Town of Groton Officer Marvel Bennett was the first on scene and stepped into the role of coach. Baby Cory Alexander arrived by 5:13 a.m., about 20 minutes after the Bireleys first woke up.
“His head came out but the rest of him didn’t. And then Ally seemed as if she was almost too weak for a minute,” Bireley said. “We prompted her to push the rest of him out and then it took us a minute to get him to start breathing. But once did, he was crying.”
Deputy Chief Paul Gately said Bennett, who’s been with the department for almost six years, worked to make the environment as sterile as possible. His officers are trained to deliver babies, but it’s rare.

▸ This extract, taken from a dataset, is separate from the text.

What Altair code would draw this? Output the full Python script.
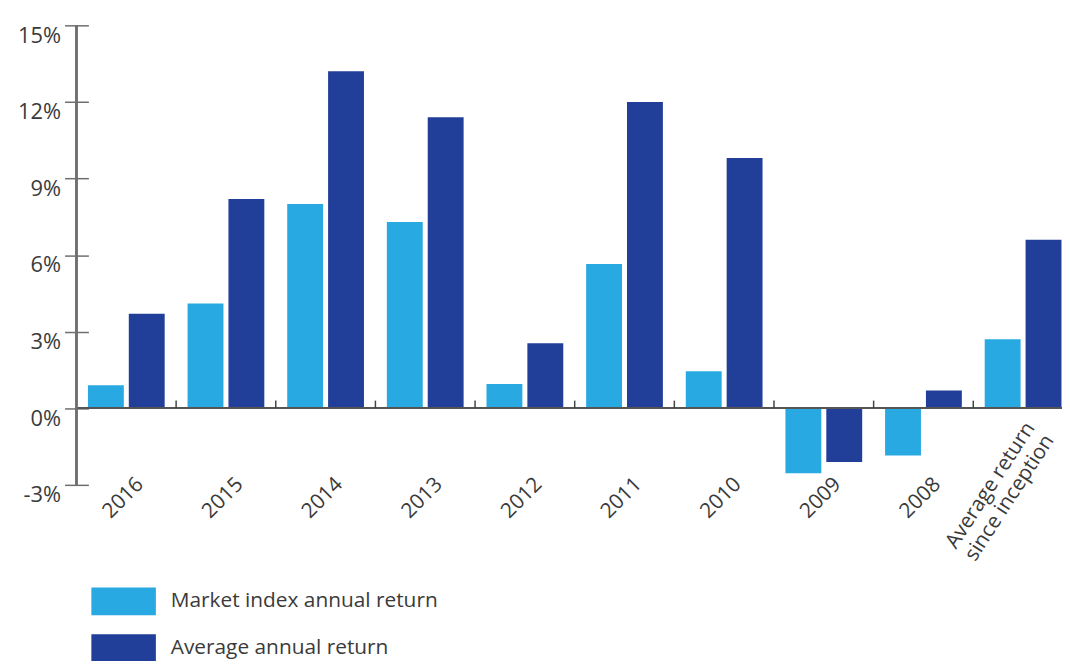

Gately said he’s never delivered one in his 28 years on a police force.
“From what I know, he did an outstanding job and I told him that,” Gately said.
“I am grateful for (Bennett’s) coaching—for him being there to make sure I’m not doing anything wrong,” Bireley said. “Because this boy is a blessing and I wouldn’t want anything to happen to him or Ally.”
Delivering his own son, Bireley’s third child, was also a blessing. He said it’s a bond they’ll forever share.
“I was the first thing he saw in this world and I got to be the first person to hold him,” Bireley said.